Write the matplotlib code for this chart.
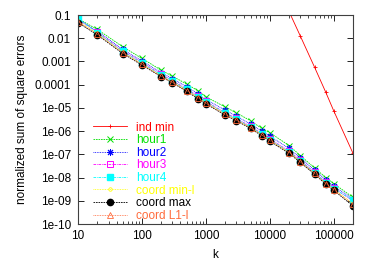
import matplotlib.pyplot as plt
import numpy as np

plt.rcParams['font.family'] = ['Liberation Sans', 'DejaVu Sans']

# sample sizes k
k = [10, 20, 50, 100, 200, 300, 500, 750, 1000, 2000, 3000, 5000, 7500,
     10000, 20000, 30000, 50000, 75000, 100000, 200000]

# normalized sum of square errors
coord_max = [4.7e-2, 1.4e-2, 2.2e-3, 7.0e-4, 2.2e-4, 1.2e-4, 5.2e-5, 2.5e-5, 1.5e-5,
             4.9e-6, 2.8e-6, 1.3e-6, 6.3e-7, 3.7e-7, 1.1e-7, 4.5e-8, 1.4e-8,
             5.2e-9, 2.8e-9, 6.0e-10]
hour1 = [7.0e-2, 2.4e-2, 4.3e-3, 1.35e-3, 4.2e-4, 2.3e-4, 1.07e-4, 5.5e-5, 3.0e-5,
         1.1e-5, 6.1e-6, 2.8e-6, 1.3e-6, 8.5e-7, 2.4e-7, 8.9e-8, 2.6e-8,
         1.0e-8, 5.5e-9, 1.4e-9]
hour2 = [6.5e-2, 2.0e-2, 3.3e-3, 1.05e-3, 3.3e-4, 1.8e-4, 8.2e-5, 4.0e-5, 2.3e-5,
         8.0e-6, 4.4e-6, 2.0e-6, 1.0e-6, 6.0e-7, 1.8e-7, 7.0e-8, 2.1e-8,
         8.0e-9, 4.3e-9, 1.2e-9]
hour3 = [6.8e-2, 1.8e-2, 2.9e-3, 9.0e-4, 2.8e-4, 1.5e-4, 6.6e-5, 3.2e-5, 1.9e-5,
         6.2e-6, 3.5e-6, 1.6e-6, 7.8e-7, 4.6e-7, 1.4e-7, 5.5e-8, 1.7e-8,
         6.3e-9, 3.5e-9, 1.0e-9]
hour4 = [7.2e-2, 1.7e-2, 2.7e-3, 8.4e-4, 2.6e-4, 1.4e-4, 6.2e-5, 3.0e-5, 1.8e-5,
         5.9e-6, 3.3e-6, 1.5e-6, 7.4e-7, 4.3e-7, 1.3e-7, 5.2e-8, 1.6e-8,
         6.1e-9, 3.3e-9, 1.07e-9]
coord_min_l = [5.5e-2, 1.6e-2, 2.5e-3, 7.8e-4, 2.4e-4, 1.3e-4, 5.8e-5, 2.8e-5, 1.7e-5,
               5.5e-6, 3.1e-6, 1.4e-6, 7.0e-7, 4.1e-7, 1.2e-7, 4.9e-8, 1.5e-8,
               5.7e-9, 3.1e-9, 7.5e-10]
coord_l1_l = [5.2e-2, 1.5e-2, 2.4e-3, 7.5e-4, 2.3e-4, 1.25e-4, 5.6e-5, 2.7e-5, 1.6e-5,
              5.2e-6, 3.0e-6, 1.4e-6, 6.8e-7, 4.0e-7, 1.2e-7, 4.8e-8, 1.5e-8,
              5.5e-9, 3.0e-9, 7.0e-10]
k_ind = [10000, 20000, 30000, 50000, 75000, 100000, 200000]
ind_min = [10.0, 1.4e-1, 1.24e-2, 5.7e-4, 4.7e-5, 7.4e-6, 1.1e-7]

fig = plt.figure(figsize=(3.74, 2.62), dpi=100)
ax = fig.add_axes([0.2086, 0.145, 0.7353, 0.7977])

lw = 0.6
ax.plot(k_ind, ind_min, color='#ff0000', ls='-', lw=lw, marker='+', ms=3, mew=0.6, label='ind min')
ax.plot(k, hour1, color='#00e000', ls=(0, (2, 1)), lw=lw, marker='x', ms=4.5, mew=0.7, label='hour1')
ax.plot(k, hour2, color='#0000ff', ls=(0, (1, 1)), lw=lw, marker=(8, 2, 0), ms=5, mew=0.7, label='hour2')
ax.plot(k, hour3, color='#ff00ff', ls=(0, (3, 1, 1, 1)), lw=lw, marker='s', ms=4.5, mfc='none', mew=0.7, label='hour3')
ax.plot(k, hour4, color='#00ffff', ls=(0, (3, 1, 1, 1)), lw=lw, marker='s', ms=4.5, label='hour4')
ax.plot(k, coord_min_l, color='#ffff00', ls=(0, (1, 1)), lw=lw, marker='o', ms=2.5, mfc='none', mew=0.6, label='coord min-l')
ax.plot(k, coord_max, color='#000000', ls=(0, (2, 1)), lw=lw, marker='o', ms=4.5, label='coord max')
ax.plot(k, coord_l1_l, color='#ff6a3a', ls=(0, (1, 1)), lw=lw, marker='^', ms=4, mfc='none', mew=0.6, label='coord L1-l')

ax.set_xscale('log')
ax.set_yscale('log')
ax.set_xlim(10, 200000)
ax.set_ylim(1e-10, 0.1)

xt = [10, 100, 1000, 10000, 100000]
ax.set_xticks(xt, labels=[str(v) for v in xt])
yt = [10.0 ** e for e in range(-10, 0)]
ylab = ['1e-10', '1e-09', '1e-08', '1e-07', '1e-06', '1e-05', '0.0001', '0.001', '0.01', '0.1']
ax.set_yticks(yt, labels=ylab)
ax.yaxis.set_minor_locator(plt.NullLocator())

fs = 8.5
ax.tick_params(which='both', direction='in', top=True, right=True, labelsize=fs)
ax.tick_params(axis='y', pad=5)
ax.tick_params(axis='x', pad=4.5)
ax.tick_params(which='major', length=4, width=0.6)
ax.tick_params(which='minor', length=2, width=0.5)
for s in ax.spines.values():
    s.set_linewidth(0.8)
    s.set_color('#404040')

ax.set_xlabel('k', fontsize=fs, labelpad=5)
ax.set_ylabel('normalized sum of square errors', fontsize=fs, labelpad=5)

ax.legend(loc='upper left', bbox_to_anchor=(0.055, 0.49), frameon=False, fontsize=fs,
          handlelength=2.9, handletextpad=0.7, labelspacing=0.05, borderpad=0,
          labelcolor='linecolor', borderaxespad=0)

fig.savefig('out.png', dpi=100)
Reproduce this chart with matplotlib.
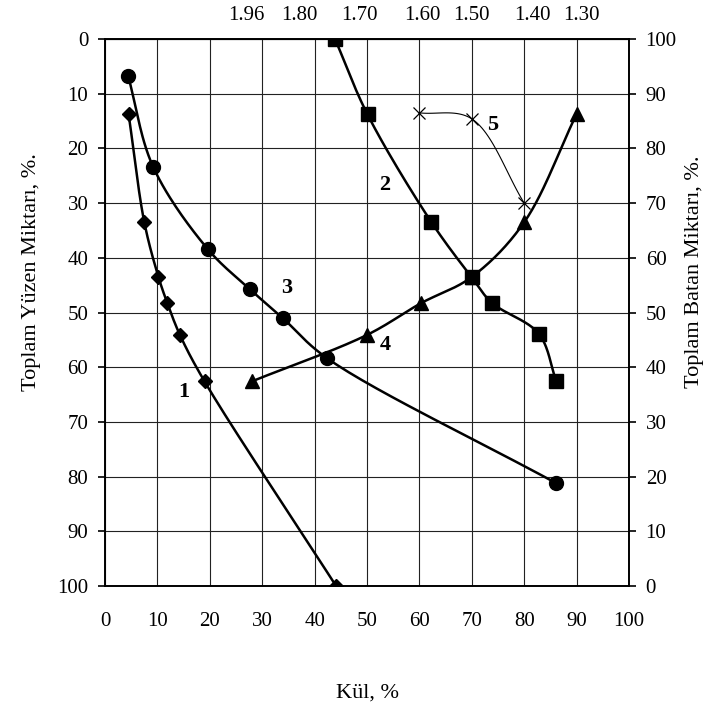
- - - - -
● **Do this**: From the entries above, select each line containing the string "chart".

● **The completed task**:
Write the matplotlib code for this chart.
Reproduce this chart with matplotlib.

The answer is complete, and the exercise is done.